* **Exercise brief**: Copy the data exactly as it appears, and do not include any pictures.

^^^^^^^^^^^^^^^^

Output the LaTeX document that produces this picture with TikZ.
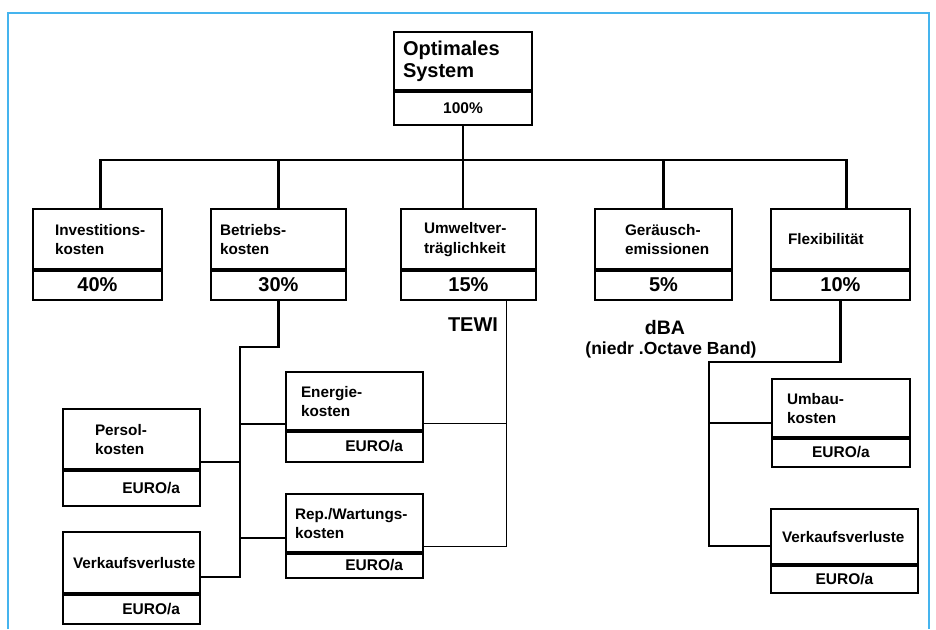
\documentclass[tikz,border=0pt]{standalone}
\usepackage{fontspec}
\setmainfont{Liberation Sans}
\definecolor{frameblue}{HTML}{45B4EE}
\hyphenpenalty=10000
\exhyphenpenalty=10000
\newcommand{\lblfont}{\fontsize{15.3}{19.5}\selectfont\bfseries}
\newcommand{\pctfont}{\fontsize{20}{24}\selectfont\bfseries}
\newcommand{\eurofont}{\fontsize{15.5}{18}\selectfont\bfseries}
\tikzset{head/.style={draw,line width=1.6pt,outer sep=0pt,inner sep=0pt,anchor=north west,align=left,font=\lblfont},
  pct/.style={draw,line width=1.6pt,outer sep=0pt,inner sep=0pt,anchor=north west,font=\pctfont},
  euro/.style={pct,font=\eurofont,align=right,text width=97pt},
  euroc/.style={pct,font=\eurofont},
  divider/.style={line width=4pt},
  conn/.style={line width=2.2pt},
  tewiline/.style={line width=0.9pt},
  frameline/.style={line width=1.6pt,draw=frameblue},
  note/.style={font=\pctfont}}

\begin{document}
\begin{tikzpicture}[x=1pt,y=-1pt]
\useasboundingbox (0,0) rectangle (936,629);
\draw[frameline] (8,629) |- (929,13) -- (929,629);
% top
\node[head,minimum width=138,minimum height=59,text width=120pt,font=\fontsize{20}{22.5}\selectfont\bfseries] (opt) at (394,32) {Optimales\\System};
\node[euroc,minimum width=138,minimum height=34] (opt-v) at (opt.south west) {100\%};
% criteria
\node[head,minimum width=129,minimum height=61,text width=85pt] (inv) at (33,209) {Investitions-\\kosten};
\node[pct,minimum width=129,minimum height=30] (inv-v) at (inv.south west) {40\%};
\node[head,minimum width=135,minimum height=61,text width=117pt] (betr) at (211,209) {Betriebs-\\kosten};
\node[pct,minimum width=135,minimum height=30] (betr-v) at (betr.south west) {30\%};
\node[head,minimum width=135,minimum height=61,text width=89pt] (umw) at (401,209) {Umweltver-\\träglichkeit};
\node[pct,minimum width=135,minimum height=30] (umw-v) at (umw.south west) {15\%};
\node[head,minimum width=137,minimum height=61,text width=77pt] (ger) at (595,209) {Geräusch-\\emissionen};
\node[pct,minimum width=137,minimum height=30] (ger-v) at (ger.south west) {5\%};
\node[head,minimum width=139,minimum height=61,text width=105pt] (flex) at (771,209) {Flexibilität};
\node[pct,minimum width=139,minimum height=30] (flex-v) at (flex.south west) {10\%};
% cost items
\node[head,minimum width=137,minimum height=61,text width=73pt] (pers) at (63,409) {Persol-\\kosten};
\node[euro,minimum width=137,minimum height=36] (pers-v) at (pers.south west) {EURO/a};
\node[head,minimum width=137,minimum height=62,text width=117pt] (vvl) at (63,532) {Verkaufsverluste};
\node[euro,minimum width=137,minimum height=30] (vvl-v) at (vvl.south west) {EURO/a};
\node[head,minimum width=137,minimum height=59,text width=107pt] (ener) at (286,372) {Energie-\\kosten};
\node[euro,minimum width=137,minimum height=31] (ener-v) at (ener.south west) {EURO/a};
\node[head,minimum width=137,minimum height=59,text width=119pt] (rep) at (286,494) {Rep./Wartungs-\\kosten};
\node[euro,minimum width=137,minimum height=25] (rep-v) at (rep.south west) {EURO/a};
\node[head,minimum width=138,minimum height=59,text width=108pt] (umb) at (772,379) {Umbau-\\kosten};
\node[euroc,minimum width=138,minimum height=29] (umb-v) at (umb.south west) {EURO/a};
\node[head,minimum width=147,minimum height=56,text width=125pt] (vvr) at (771,509) {Verkaufsverluste};
\node[euroc,minimum width=147,minimum height=28] (vvr-v) at (vvr.south west) {EURO/a};
\foreach \b in {opt,inv,betr,umw,ger,flex,pers,vvl,ener,rep,umb,vvr}
  \draw[divider] (\b.south west) -- (\b.south east);
% notes
\node[note] (tewi) at (473,325) {TEWI};
\node[note,font=\fontsize{19.5}{22}\selectfont\bfseries] (dba) at (665,328) {dBA};
\node[note,font=\fontsize{17.5}{20}\selectfont\bfseries] (band) at (671,350) {(niedr .Octave Band)};
% tree
\coordinate (bar) at (463,160);
\draw[conn] (opt-v.south) -- (opt-v.south |- umw.north);
\draw[conn] ([xshift=3pt]inv.north) |- (bar) -| ([xshift=6pt]flex.north);
\draw[conn] (bar -| betr.north) -- (betr.north);
\draw[conn] (bar -| ger.north) -- (ger.north);
\coordinate (bk) at (240,347);
\draw[conn] (betr-v.south) |- (bk) |- ([yshift=17pt]vvl.south east);
\draw[conn] (bk) |- ([yshift=7pt]ener.south west);
\draw[conn] (bk) |- ([yshift=8pt]pers.south east);
\draw[conn] (bk) |- ([yshift=15pt]rep.south west);
\coordinate (tw) at ([xshift=-30pt]umw-v.south east);
\draw[tewiline] (tw) |- ([yshift=8pt]ener.south east);
\draw[tewiline] (tw) |- ([yshift=7pt]rep.south east);
\coordinate (fk) at (709,362);
\draw[conn] (flex-v.south) |- (fk) |- ([yshift=19pt]vvr.south west);
\draw[conn] (fk) |- ([yshift=15pt]umb.south west);
\end{tikzpicture}
\end{document}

^^^^^^^^^^^^^^^^

* **The result**:
Output the LaTeX document that produces this picture with TikZ.
\documentclass[tikz,border=0pt]{standalone}
\usepackage{fontspec}
\setmainfont{Liberation Sans}
\definecolor{frameblue}{HTML}{45B4EE}
\hyphenpenalty=10000
\exhyphenpenalty=10000
\newcommand{\lblfont}{\fontsize{15.3}{19.5}\selectfont\bfseries}
\newcommand{\pctfont}{\fontsize{20}{24}\selectfont\bfseries}
\newcommand{\eurofont}{\fontsize{15.5}{18}\selectfont\bfseries}
\tikzset{head/.style={draw,line width=1.6pt,outer sep=0pt,inner sep=0pt,anchor=north west,align=left,font=\lblfont},
  pct/.style={draw,line width=1.6pt,outer sep=0pt,inner sep=0pt,anchor=north west,font=\pctfont},
  euro/.style={pct,font=\eurofont,align=right,text width=97pt},
  euroc/.style={pct,font=\eurofont},
  divider/.style={line width=4pt},
  conn/.style={line width=2.2pt},
  tewiline/.style={line width=0.9pt},
  frameline/.style={line width=1.6pt,draw=frameblue},
  note/.style={font=\pctfont}}

\begin{document}
\begin{tikzpicture}[x=1pt,y=-1pt]
\useasboundingbox (0,0) rectangle (936,629);
\draw[frameline] (8,629) |- (929,13) -- (929,629);
% top
\node[head,minimum width=138,minimum height=59,text width=120pt,font=\fontsize{20}{22.5}\selectfont\bfseries] (opt) at (394,32) {Optimales\\System};
\node[euroc,minimum width=138,minimum height=34] (opt-v) at (opt.south west) {100\%};
% criteria
\node[head,minimum width=129,minimum height=61,text width=85pt] (inv) at (33,209) {Investitions-\\kosten};
\node[pct,minimum width=129,minimum height=30] (inv-v) at (inv.south west) {40\%};
\node[head,minimum width=135,minimum height=61,text width=117pt] (betr) at (211,209) {Betriebs-\\kosten};
\node[pct,minimum width=135,minimum height=30] (betr-v) at (betr.south west) {30\%};
\node[head,minimum width=135,minimum height=61,text width=89pt] (umw) at (401,209) {Umweltver-\\träglichkeit};
\node[pct,minimum width=135,minimum height=30] (umw-v) at (umw.south west) {15\%};
\node[head,minimum width=137,minimum height=61,text width=77pt] (ger) at (595,209) {Geräusch-\\emissionen};
\node[pct,minimum width=137,minimum height=30] (ger-v) at (ger.south west) {5\%};
\node[head,minimum width=139,minimum height=61,text width=105pt] (flex) at (771,209) {Flexibilität};
\node[pct,minimum width=139,minimum height=30] (flex-v) at (flex.south west) {10\%};
% cost items
\node[head,minimum width=137,minimum height=61,text width=73pt] (pers) at (63,409) {Persol-\\kosten};
\node[euro,minimum width=137,minimum height=36] (pers-v) at (pers.south west) {EURO/a};
\node[head,minimum width=137,minimum height=62,text width=117pt] (vvl) at (63,532) {Verkaufsverluste};
\node[euro,minimum width=137,minimum height=30] (vvl-v) at (vvl.south west) {EURO/a};
\node[head,minimum width=137,minimum height=59,text width=107pt] (ener) at (286,372) {Energie-\\kosten};
\node[euro,minimum width=137,minimum height=31] (ener-v) at (ener.south west) {EURO/a};
\node[head,minimum width=137,minimum height=59,text width=119pt] (rep) at (286,494) {Rep./Wartungs-\\kosten};
\node[euro,minimum width=137,minimum height=25] (rep-v) at (rep.south west) {EURO/a};
\node[head,minimum width=138,minimum height=59,text width=108pt] (umb) at (772,379) {Umbau-\\kosten};
\node[euroc,minimum width=138,minimum height=29] (umb-v) at (umb.south west) {EURO/a};
\node[head,minimum width=147,minimum height=56,text width=125pt] (vvr) at (771,509) {Verkaufsverluste};
\node[euroc,minimum width=147,minimum height=28] (vvr-v) at (vvr.south west) {EURO/a};
\foreach \b in {opt,inv,betr,umw,ger,flex,pers,vvl,ener,rep,umb,vvr}
  \draw[divider] (\b.south west) -- (\b.south east);
% notes
\node[note] (tewi) at (473,325) {TEWI};
\node[note,font=\fontsize{19.5}{22}\selectfont\bfseries] (dba) at (665,328) {dBA};
\node[note,font=\fontsize{17.5}{20}\selectfont\bfseries] (band) at (671,350) {(niedr .Octave Band)};
% tree
\coordinate (bar) at (463,160);
\draw[conn] (opt-v.south) -- (opt-v.south |- umw.north);
\draw[conn] ([xshift=3pt]inv.north) |- (bar) -| ([xshift=6pt]flex.north);
\draw[conn] (bar -| betr.north) -- (betr.north);
\draw[conn] (bar -| ger.north) -- (ger.north);
\coordinate (bk) at (240,347);
\draw[conn] (betr-v.south) |- (bk) |- ([yshift=17pt]vvl.south east);
\draw[conn] (bk) |- ([yshift=7pt]ener.south west);
\draw[conn] (bk) |- ([yshift=8pt]pers.south east);
\draw[conn] (bk) |- ([yshift=15pt]rep.south west);
\coordinate (tw) at ([xshift=-30pt]umw-v.south east);
\draw[tewiline] (tw) |- ([yshift=8pt]ener.south east);
\draw[tewiline] (tw) |- ([yshift=7pt]rep.south east);
\coordinate (fk) at (709,362);
\draw[conn] (flex-v.south) |- (fk) |- ([yshift=19pt]vvr.south west);
\draw[conn] (fk) |- ([yshift=15pt]umb.south west);
\end{tikzpicture}
\end{document}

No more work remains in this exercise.